>>>
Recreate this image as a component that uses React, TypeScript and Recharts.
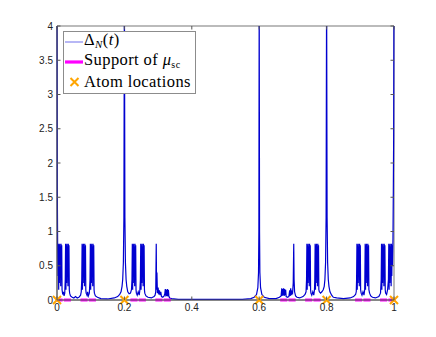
import React from "react"
import { ComposedChart, Line, Scatter, XAxis, YAxis, ReferenceArea, Legend } from "recharts"

// axis ticks
const xTicks = [0, 0.2, 0.4, 0.6, 0.8, 1]
const yTicks = [0, 0.5, 1, 1.5, 2, 2.5, 3, 3.5, 4]

// atoms of the measure
const atomLocations = [0, 0.2, 0.6, 0.8, 1]

// support of mu_sc: 16 intervals of the Cantor construction (level 4)
const supportIntervals: [number, number][] = [
  [0, 0.0123], [0.0247, 0.037], [0.0741, 0.0864], [0.0988, 0.1111],
  [0.2222, 0.2346], [0.2469, 0.2593], [0.2963, 0.3086], [0.321, 0.3333],
  [0.6667, 0.679], [0.6914, 0.7037], [0.7407, 0.7531], [0.7654, 0.7778],
  [0.8889, 0.9012], [0.9136, 0.9259], [0.963, 0.9753], [0.9877, 1],
]

// Delta_N(t) as [t, value]
const deltaLeft: [number, number][] = [
  [0, 4.6], [0.001, 1.6], [0.002, 0.7],
  [0.003, 0.35], [0.004, 0.82], [0.005, 0.15], [0.006, 0.8], [0.007, 0.25], [0.008, 0.82],
  [0.009, 0.5], [0.01, 0.78], [0.011, 0.2], [0.012, 0.82], [0.013, 0.35], [0.014, 0.8], [0.015, 0.15],
  [0.017, 0.08], [0.019, 0.12], [0.021, 0.06], [0.023, 0.1],
  [0.0245, 0.3], [0.0255, 0.82], [0.0265, 0.15], [0.0275, 0.8], [0.0285, 0.25], [0.0295, 0.82],
  [0.0305, 0.5], [0.0315, 0.78], [0.0325, 0.2], [0.0335, 0.82], [0.0345, 0.35], [0.0355, 0.8],
  [0.0365, 0.15], [0.0375, 0.1],
  [0.04, 0.06], [0.045, 0.04], [0.05, 0.03], [0.055, 0.05], [0.06, 0.03], [0.065, 0.04],
  [0.07, 0.07], [0.072, 0.12],
  [0.0735, 0.3], [0.0745, 0.82], [0.0755, 0.15], [0.0765, 0.8], [0.0775, 0.25], [0.0785, 0.82],
  [0.0795, 0.5], [0.0805, 0.78], [0.0815, 0.2], [0.0825, 0.82], [0.0835, 0.35], [0.0845, 0.8],
  [0.0855, 0.15], [0.0865, 0.1],
  [0.089, 0.07], [0.091, 0.12], [0.093, 0.06], [0.096, 0.1],
  [0.098, 0.3], [0.099, 0.82], [0.1, 0.15], [0.101, 0.8], [0.102, 0.25], [0.103, 0.82],
  [0.104, 0.5], [0.105, 0.78], [0.106, 0.2], [0.107, 0.82], [0.108, 0.35], [0.109, 0.8],
  [0.11, 0.15], [0.111, 0.1],
  [0.114, 0.06], [0.12, 0.04], [0.13, 0.02], [0.15, 0.015], [0.17, 0.03],
]

const deltaAround02: [number, number][] = [
  [0.18, 0.05], [0.186, 0.08], [0.19, 0.12], [0.193, 0.2], [0.195, 0.3], [0.197, 0.55],
  [0.1985, 1.2], [0.2, 4.6], [0.2015, 1.2], [0.203, 0.55], [0.205, 0.3], [0.207, 0.2],
  [0.21, 0.12], [0.214, 0.09], [0.218, 0.1], [0.221, 0.15],
  [0.2225, 0.3], [0.2235, 0.82], [0.2245, 0.15], [0.2255, 0.8], [0.2265, 0.25], [0.2275, 0.82],
  [0.2285, 0.5], [0.2295, 0.78], [0.2305, 0.2], [0.2315, 0.82], [0.2325, 0.35], [0.2335, 0.8],
  [0.2345, 0.15], [0.2355, 0.1],
  [0.238, 0.07], [0.241, 0.12], [0.244, 0.07], [0.246, 0.15],
  [0.2475, 0.3], [0.2485, 0.82], [0.2495, 0.15], [0.2505, 0.8], [0.2515, 0.25], [0.2525, 0.82],
  [0.2535, 0.5], [0.2545, 0.78], [0.2555, 0.2], [0.2565, 0.82], [0.2575, 0.35], [0.2585, 0.8],
  [0.2595, 0.15], [0.2605, 0.1],
  [0.264, 0.06], [0.27, 0.04], [0.28, 0.03], [0.288, 0.05], [0.291, 0.07], [0.293, 0.12],
  [0.2945, 0.82], [0.2955, 0.15], [0.2965, 0.4], [0.298, 0.1], [0.3, 0.18], [0.302, 0.08],
  [0.304, 0.14], [0.306, 0.07], [0.308, 0.12], [0.31, 0.05], [0.314, 0.04], [0.318, 0.06],
  [0.32, 0.1], [0.3215, 0.16], [0.323, 0.05], [0.3245, 0.15], [0.326, 0.06], [0.3275, 0.16],
  [0.329, 0.05], [0.3305, 0.15], [0.332, 0.06], [0.334, 0.03], [0.34, 0.02],
]

const deltaMiddle: [number, number][] = [
  [0.36, 0.01], [0.4, 0.01], [0.45, 0.01], [0.5, 0.01], [0.55, 0.01], [0.575, 0.02],
  [0.585, 0.04], [0.592, 0.08], [0.596, 0.18], [0.598, 0.4], [0.599, 1.0], [0.6, 4.6],
  [0.601, 1.0], [0.602, 0.4], [0.604, 0.18], [0.608, 0.08], [0.615, 0.04], [0.63, 0.02],
  [0.65, 0.02], [0.66, 0.04], [0.665, 0.06], [0.667, 0.17], [0.668, 0.06], [0.6695, 0.16],
  [0.671, 0.07], [0.6725, 0.17], [0.674, 0.06], [0.6755, 0.16], [0.677, 0.07], [0.6785, 0.15],
  [0.68, 0.05], [0.684, 0.04], [0.688, 0.05], [0.6905, 0.14], [0.692, 0.06], [0.6935, 0.17],
  [0.695, 0.07], [0.697, 0.12], [0.699, 0.1], [0.701, 0.25], [0.7025, 0.82], [0.7035, 0.3],
  [0.705, 0.12], [0.708, 0.06], [0.712, 0.04], [0.72, 0.03], [0.73, 0.05], [0.736, 0.08],
]

const deltaRight: [number, number][] = [
  [0.739, 0.12],
  [0.7405, 0.3], [0.7415, 0.82], [0.7425, 0.15], [0.7435, 0.8], [0.7445, 0.25], [0.7455, 0.82],
  [0.7465, 0.5], [0.7475, 0.78], [0.7485, 0.2], [0.7495, 0.82], [0.7505, 0.35], [0.7515, 0.8],
  [0.7525, 0.15], [0.7535, 0.1],
  [0.756, 0.07], [0.759, 0.12], [0.762, 0.07], [0.764, 0.15],
  [0.765, 0.3], [0.766, 0.82], [0.767, 0.15], [0.768, 0.8], [0.769, 0.25], [0.77, 0.82],
  [0.771, 0.5], [0.772, 0.78], [0.773, 0.2], [0.774, 0.82], [0.775, 0.35], [0.776, 0.8],
  [0.777, 0.15], [0.7785, 0.12],
  [0.782, 0.1], [0.786, 0.12], [0.79, 0.15], [0.793, 0.2], [0.795, 0.3], [0.797, 0.55],
  [0.7985, 1.2], [0.8, 4.6], [0.8015, 1.2], [0.803, 0.55], [0.805, 0.3], [0.807, 0.2],
  [0.81, 0.12], [0.815, 0.07], [0.82, 0.04], [0.83, 0.03], [0.85, 0.02], [0.87, 0.03],
  [0.88, 0.05], [0.886, 0.08], [0.888, 0.12],
  [0.889, 0.3], [0.89, 0.82], [0.891, 0.15], [0.892, 0.8], [0.893, 0.25], [0.894, 0.82],
  [0.895, 0.5], [0.896, 0.78], [0.897, 0.2], [0.898, 0.82], [0.899, 0.35], [0.9, 0.8],
  [0.901, 0.15], [0.9025, 0.1],
  [0.905, 0.07], [0.908, 0.12], [0.911, 0.07], [0.913, 0.15],
  [0.9135, 0.3], [0.9145, 0.82], [0.9155, 0.15], [0.9165, 0.8], [0.9175, 0.25], [0.9185, 0.82],
  [0.9195, 0.5], [0.9205, 0.78], [0.9215, 0.2], [0.9225, 0.82], [0.9235, 0.35], [0.9245, 0.8],
  [0.9255, 0.15], [0.9275, 0.1],
  [0.931, 0.06], [0.936, 0.04], [0.945, 0.03], [0.955, 0.05], [0.96, 0.1],
  [0.962, 0.3], [0.963, 0.82], [0.964, 0.15], [0.965, 0.8], [0.966, 0.25], [0.967, 0.82],
  [0.968, 0.5], [0.969, 0.78], [0.97, 0.2], [0.971, 0.82], [0.972, 0.35], [0.973, 0.8],
  [0.974, 0.15], [0.975, 0.1],
  [0.978, 0.08], [0.981, 0.15],
  [0.9835, 0.3], [0.9845, 0.82], [0.9855, 0.15], [0.9865, 0.8], [0.9875, 0.25], [0.9885, 0.82],
  [0.9895, 0.5], [0.9905, 0.78], [0.9915, 0.2], [0.9925, 0.82], [0.9935, 0.35], [0.9945, 0.8],
  [0.9955, 0.5], [0.997, 0.9], [0.998, 1.6], [0.999, 2.4], [1, 4.6],
]

const deltaData = [...deltaLeft, ...deltaAround02, ...deltaMiddle, ...deltaRight].map(([t, v]) => ({ t, v }))

// a null after each interval so the thick line breaks between them
const supportData = supportIntervals.flatMap(([a, b]) => [
  { t: a, v: 0 }, { t: b, v: 0 }, { t: b, v: null },
])
const atomData = atomLocations.map((t) => ({ t, v: 0 }))

const W = 436
const H = 337
const PLOT_TOP = 26
const PLOT_BOTTOM = 300
const PLOT_LEFT = 57
const PLOT_RIGHT = 394
const TICK = 3.5
const AXIS_COLOR = "#555"
const tickFont = { fontFamily: '"Liberation Sans", Arial, sans-serif', fontSize: 10, fill: "#222" }
const serif = "'Liberation Serif', 'Times New Roman', Times, serif"

const XTick = ({ x, payload }: any) => (
  <g>
    <line x1={x} x2={x} y1={PLOT_BOTTOM} y2={PLOT_BOTTOM - TICK} stroke={AXIS_COLOR} />
    <line x1={x} x2={x} y1={PLOT_TOP} y2={PLOT_TOP + TICK} stroke={AXIS_COLOR} />
    <text x={x} y={PLOT_BOTTOM + 11} textAnchor="middle" {...tickFont}>{payload.value}</text>
  </g>
)

const YTick = ({ y, payload }: any) => (
  <g>
    <line x1={PLOT_LEFT} x2={PLOT_LEFT + TICK} y1={y} y2={y} stroke={AXIS_COLOR} />
    <line x1={PLOT_RIGHT} x2={PLOT_RIGHT - TICK} y1={y} y2={y} stroke={AXIS_COLOR} />
    <text x={PLOT_LEFT - 4} y={y + 3.5} textAnchor="end" {...tickFont}>{payload.value}</text>
  </g>
)

const AtomMark = ({ cx, cy }: any) => (
  <path
    d={`M${cx - 4},${cy - 4}L${cx + 4},${cy + 4}M${cx - 4},${cy + 4}L${cx + 4},${cy - 4}`}
    stroke="#ffa500" strokeWidth={2} fill="none"
  />
)

const sub = { fontSize: 11, verticalAlign: "-3px" }
const row = { display: "flex", alignItems: "center", height: 20 }

const LegendBox = () => (
  <div style={{
    width: 131, height: 61, border: "1px solid #8c8c8c", background: "#fff",
    fontFamily: serif, fontSize: 16.5, letterSpacing: 0.4, color: "#000", lineHeight: "20px",
  }}>
    <div style={row}>
      <svg width={20} height={20}><line x1={1} x2={19} y1={10} y2={10} stroke="#9f9ff2" strokeWidth={1.5} /></svg>
      <span style={{ fontFamily: serif }}>Δ<span style={{ ...sub, fontStyle: "italic" }}>N</span>(<i>t</i>)</span>
    </div>
    <div style={row}>
      <svg width={20} height={20}><line x1={1} x2={19} y1={10} y2={10} stroke="#ff00ff" strokeWidth={3.2} /></svg>
      <span style={{ fontFamily: serif }}>Support of <i>μ</i><span style={{ ...sub, fontSize: 10 }}>sc</span></span>
    </div>
    <div style={row}>
      <svg width={20} height={20}>
        <path d="M6.5,6L14.5,14M6.5,14L14.5,6" stroke="#ffa500" strokeWidth={2} />
      </svg>
      <span style={{ fontFamily: serif }}>Atom locations</span>
    </div>
  </div>
)

export default function App() {
  return (
    <div style={{ position: "absolute", left: 0, top: 0, width: W, height: H, background: "#fff" }}>
      <ComposedChart width={W} height={H} margin={{ top: PLOT_TOP, right: W - PLOT_RIGHT, bottom: 17, left: 0 }}>
        <XAxis
          type="number" dataKey="t" domain={[0, 1]} ticks={xTicks} height={20}
          tickLine={false} tickSize={0} tick={<XTick />} axisLine={{ stroke: AXIS_COLOR }}
          allowDuplicatedCategory={false}
        />
        <YAxis
          type="number" domain={[0, 4]} ticks={yTicks} width={PLOT_LEFT} allowDataOverflow
          tickLine={false} tickSize={0} tick={<YTick />} axisLine={{ stroke: AXIS_COLOR }}
        />
        {/* unclipped axis for the marks that sit on y = 0 */}
        <YAxis yAxisId="base" type="number" domain={[0, 4]} hide />
        <ReferenceArea x1={0} x2={1} y1={0} y2={4} fill="none" stroke={AXIS_COLOR} strokeOpacity={0.8} />
        <Line
          data={deltaData} dataKey="v" type="linear" stroke="#0000d0" strokeWidth={1.2}
          dot={false} isAnimationActive={false} name="delta"
        />
        <Line
          yAxisId="base" data={supportData} dataKey="v" type="linear" stroke="#ff00ff" strokeWidth={3}
          strokeLinecap="square" dot={false} connectNulls={false} isAnimationActive={false} name="support"
        />
        <Scatter
          yAxisId="base" data={atomData} dataKey="v" shape={<AtomMark />}
          isAnimationActive={false} name="atoms"
        />
        <Legend
          content={<LegendBox />} layout="vertical" align="center" verticalAlign="middle"
          wrapperStyle={{ left: 63, top: 31, width: 133, height: 63 }}
        />
      </ComposedChart>
    </div>
  )
}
<<<
Exercise objective
Exactly as they appear, print the lines of the listing above from its first line through the line that contains "YAxis, ReferenceArea, Legend", minus the pictures.

Reply
Recreate this image as a component that uses React, TypeScript and Recharts.
import React from "react"
import { ComposedChart, Line, Scatter, XAxis, YAxis, ReferenceArea, Legend } from "recharts"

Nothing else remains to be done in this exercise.